*Task brief*: Repeat the full listing below verbatim and keep the images out.

#####

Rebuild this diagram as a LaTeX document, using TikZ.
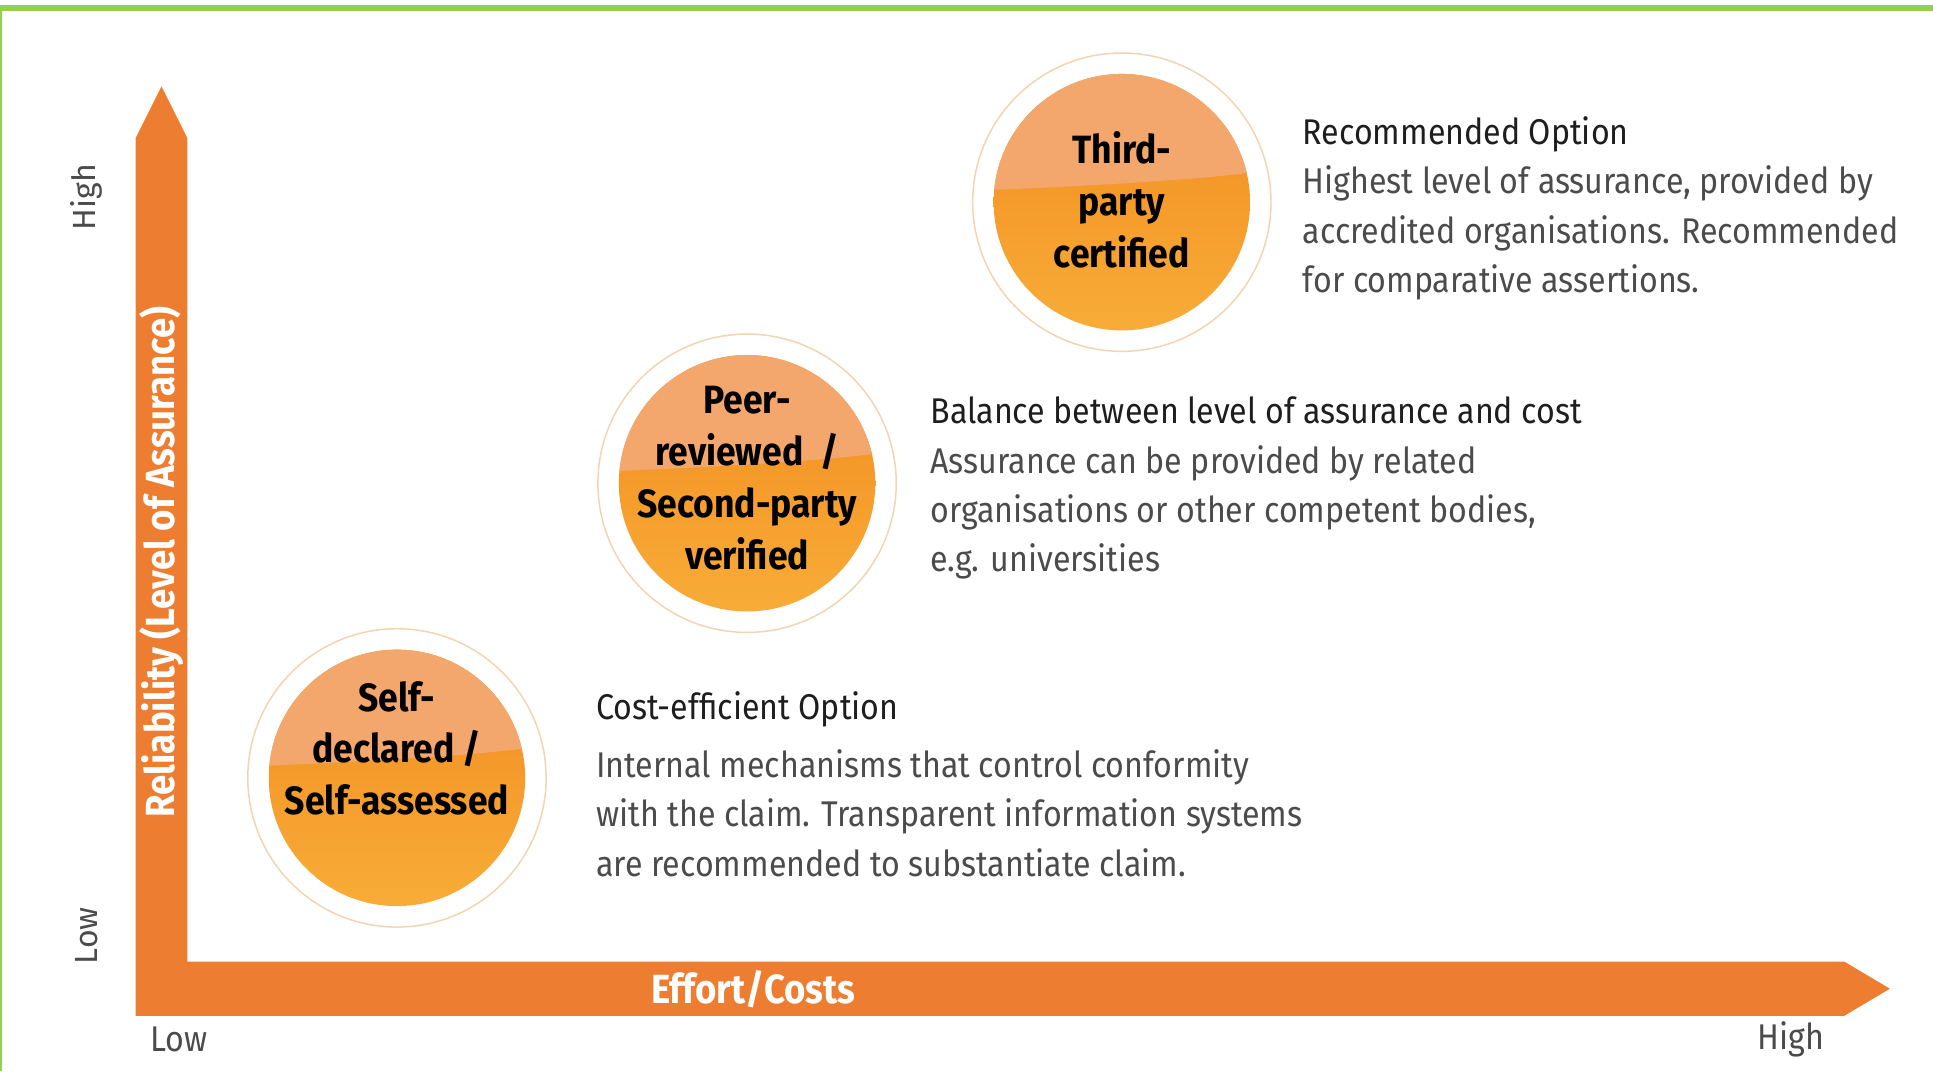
\documentclass[tikz,border=0pt]{standalone}
\usepackage{fontspec}
\usepackage{tikz}
\usetikzlibrary{positioning,calc,backgrounds}
\setmainfont{Fira Sans}[FakeStretch=0.9]
\newfontfamily\plainfont{Fira Sans}
\definecolor{framegreen}{RGB}{146,208,80}
\definecolor{axisorange}{RGB}{237,125,49}
\definecolor{ringline}{RGB}{242,212,176}
\definecolor{disctop}{RGB}{243,167,108}
\definecolor{discmid}{RGB}{241,139,32}
\definecolor{discbottom}{RGB}{248,172,56}
\definecolor{headcolor}{RGB}{30,30,30}
\definecolor{bodygray}{RGB}{75,75,75}
\tikzstyle{ring} = [circle, minimum size=242pt, inner sep=0pt, draw=ringline, line width=1.2pt, fill=white]
\tikzstyle{disc} = [circle, minimum size=208pt, inner sep=0pt,
  path picture={
    \shade[top color=discmid, bottom color=discbottom]
      (path picture bounding box.south west) rectangle (path picture bounding box.north east);
    \fill[disctop] ([yshift=10pt]path picture bounding box.west)
      .. controls ([xshift=-30pt,yshift=13pt]path picture bounding box.center)
      and ([xshift=60pt,yshift=18pt]path picture bounding box.center)
      .. ([yshift=24pt]path picture bounding box.east)
      |- (path picture bounding box.north west) -- cycle;
  }]
\tikzstyle{disctext} = [align=center, inner sep=0pt, text=black, font=\bfseries\fontsize{32}{42}\selectfont]
\tikzstyle{desc} = [align=left, inner sep=0pt, text=bodygray, font=\fontsize{29}{40}\selectfont]
\tikzstyle{axislabel} = [inner sep=0pt, text=white, font=\bfseries\fontsize{33}{36}\selectfont]
\tikzstyle{sidelabel} = [inner sep=0pt, text=bodygray, font=\plainfont\fontsize{26}{30}\selectfont]
\tikzstyle{ticklabel} = [inner sep=0pt, text=bodygray, font=\fontsize{29}{32}\selectfont]

\begin{document}
\begin{tikzpicture}[x=1pt, y=-1pt]
        \useasboundingbox (0,0) rectangle (1568,869);
        % Frame ------------------------------------------------------------------------------------
        \fill[framegreen] (0,4) rectangle (1568,9);
        \fill[framegreen] (0,4) rectangle (1.6,869);
        % Axes -------------------------------------------------------------------------------------
        \coordinate (origin) at (110,824);
        \coordinate (y_tip) at (131,70);
        \coordinate (x_tip) at (1533,802);
        \fill[axisorange] (origin) -- (110,112) -- (y_tip) -- (152,112) -- (152,780)
            -- (1496,780) -- (x_tip) -- (1496,824) -- cycle;
        \node[axislabel, rotate=90] (y_label) at (131,456) {Reliability (Level of Assurance)};
        \node[axislabel] (x_label) at (611,802) {Effort/Costs};
        % Axis ends
        \node[sidelabel, rotate=90] (y_high) at (70,160) {High};
        \node[sidelabel, rotate=90] (y_low) at (70,759) {Low};
        \node[ticklabel] (x_low) at (145,843) {Low};
        \node[ticklabel] (x_high) at (1453,843) {High};
        % Self-declared ----------------------------------------------------------------------------
        \node[ring] (self_ring) at (322,631) {};
        \node[disc] (self_disc) at (self_ring.center) {};
        \node[disctext] (self_text) at ([yshift=24pt]self_disc.center) {Self-\\declared /\\Self-assessed};
        \node[desc, right=40pt of self_ring.east, yshift=-5pt] (self_desc)
            {{\color{headcolor}Cost-efficient Option}\\[7pt]
             Internal mechanisms that control conformity\\
             with the claim. Transparent information systems\\
             are recommended to substantiate claim.};
        % Peer-reviewed ----------------------------------------------------------------------------
        \node[ring] (peer_ring) at (606,392) {};
        \node[disc] (peer_disc) at (peer_ring.center) {};
        \node[disctext] (peer_text) at ([yshift=4pt]peer_disc.center) {Peer-\\reviewed~~/\\Second-party\\verified};
        \node[desc, right=27pt of peer_ring.east, yshift=-4pt] (peer_desc)
            {{\color{headcolor}Balance between level of assurance and cost}\\
             Assurance can be provided by related\\
             organisations or other competent bodies,\\
             e.g. universities};
        % Third-party ------------------------------------------------------------------------------
        \node[ring] (third_ring) at (910,164) {};
        \node[disc] (third_disc) at (third_ring.center) {};
        \node[disctext] (third_text) at ([yshift=2pt]third_disc.center) {Third-\\party\\certified};
        \node[desc, right=25pt of third_ring.east, yshift=-5pt] (third_desc)
            {{\color{headcolor}Recommended Option}\\
             Highest level of assurance, provided by\\
             accredited organisations. Recommended\\
             for comparative assertions.};
    \end{tikzpicture}
\end{document}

#####

*Response to this exercise*:
Rebuild this diagram as a LaTeX document, using TikZ.
\documentclass[tikz,border=0pt]{standalone}
\usepackage{fontspec}
\usepackage{tikz}
\usetikzlibrary{positioning,calc,backgrounds}
\setmainfont{Fira Sans}[FakeStretch=0.9]
\newfontfamily\plainfont{Fira Sans}
\definecolor{framegreen}{RGB}{146,208,80}
\definecolor{axisorange}{RGB}{237,125,49}
\definecolor{ringline}{RGB}{242,212,176}
\definecolor{disctop}{RGB}{243,167,108}
\definecolor{discmid}{RGB}{241,139,32}
\definecolor{discbottom}{RGB}{248,172,56}
\definecolor{headcolor}{RGB}{30,30,30}
\definecolor{bodygray}{RGB}{75,75,75}
\tikzstyle{ring} = [circle, minimum size=242pt, inner sep=0pt, draw=ringline, line width=1.2pt, fill=white]
\tikzstyle{disc} = [circle, minimum size=208pt, inner sep=0pt,
  path picture={
    \shade[top color=discmid, bottom color=discbottom]
      (path picture bounding box.south west) rectangle (path picture bounding box.north east);
    \fill[disctop] ([yshift=10pt]path picture bounding box.west)
      .. controls ([xshift=-30pt,yshift=13pt]path picture bounding box.center)
      and ([xshift=60pt,yshift=18pt]path picture bounding box.center)
      .. ([yshift=24pt]path picture bounding box.east)
      |- (path picture bounding box.north west) -- cycle;
  }]
\tikzstyle{disctext} = [align=center, inner sep=0pt, text=black, font=\bfseries\fontsize{32}{42}\selectfont]
\tikzstyle{desc} = [align=left, inner sep=0pt, text=bodygray, font=\fontsize{29}{40}\selectfont]
\tikzstyle{axislabel} = [inner sep=0pt, text=white, font=\bfseries\fontsize{33}{36}\selectfont]
\tikzstyle{sidelabel} = [inner sep=0pt, text=bodygray, font=\plainfont\fontsize{26}{30}\selectfont]
\tikzstyle{ticklabel} = [inner sep=0pt, text=bodygray, font=\fontsize{29}{32}\selectfont]

\begin{document}
\begin{tikzpicture}[x=1pt, y=-1pt]
        \useasboundingbox (0,0) rectangle (1568,869);
        % Frame ------------------------------------------------------------------------------------
        \fill[framegreen] (0,4) rectangle (1568,9);
        \fill[framegreen] (0,4) rectangle (1.6,869);
        % Axes -------------------------------------------------------------------------------------
        \coordinate (origin) at (110,824);
        \coordinate (y_tip) at (131,70);
        \coordinate (x_tip) at (1533,802);
        \fill[axisorange] (origin) -- (110,112) -- (y_tip) -- (152,112) -- (152,780)
            -- (1496,780) -- (x_tip) -- (1496,824) -- cycle;
        \node[axislabel, rotate=90] (y_label) at (131,456) {Reliability (Level of Assurance)};
        \node[axislabel] (x_label) at (611,802) {Effort/Costs};
        % Axis ends
        \node[sidelabel, rotate=90] (y_high) at (70,160) {High};
        \node[sidelabel, rotate=90] (y_low) at (70,759) {Low};
        \node[ticklabel] (x_low) at (145,843) {Low};
        \node[ticklabel] (x_high) at (1453,843) {High};
        % Self-declared ----------------------------------------------------------------------------
        \node[ring] (self_ring) at (322,631) {};
        \node[disc] (self_disc) at (self_ring.center) {};
        \node[disctext] (self_text) at ([yshift=24pt]self_disc.center) {Self-\\declared /\\Self-assessed};
        \node[desc, right=40pt of self_ring.east, yshift=-5pt] (self_desc)
            {{\color{headcolor}Cost-efficient Option}\\[7pt]
             Internal mechanisms that control conformity\\
             with the claim. Transparent information systems\\
             are recommended to substantiate claim.};
        % Peer-reviewed ----------------------------------------------------------------------------
        \node[ring] (peer_ring) at (606,392) {};
        \node[disc] (peer_disc) at (peer_ring.center) {};
        \node[disctext] (peer_text) at ([yshift=4pt]peer_disc.center) {Peer-\\reviewed~~/\\Second-party\\verified};
        \node[desc, right=27pt of peer_ring.east, yshift=-4pt] (peer_desc)
            {{\color{headcolor}Balance between level of assurance and cost}\\
             Assurance can be provided by related\\
             organisations or other competent bodies,\\
             e.g. universities};
        % Third-party ------------------------------------------------------------------------------
        \node[ring] (third_ring) at (910,164) {};
        \node[disc] (third_disc) at (third_ring.center) {};
        \node[disctext] (third_text) at ([yshift=2pt]third_disc.center) {Third-\\party\\certified};
        \node[desc, right=25pt of third_ring.east, yshift=-5pt] (third_desc)
            {{\color{headcolor}Recommended Option}\\
             Highest level of assurance, provided by\\
             accredited organisations. Recommended\\
             for comparative assertions.};
    \end{tikzpicture}
\end{document}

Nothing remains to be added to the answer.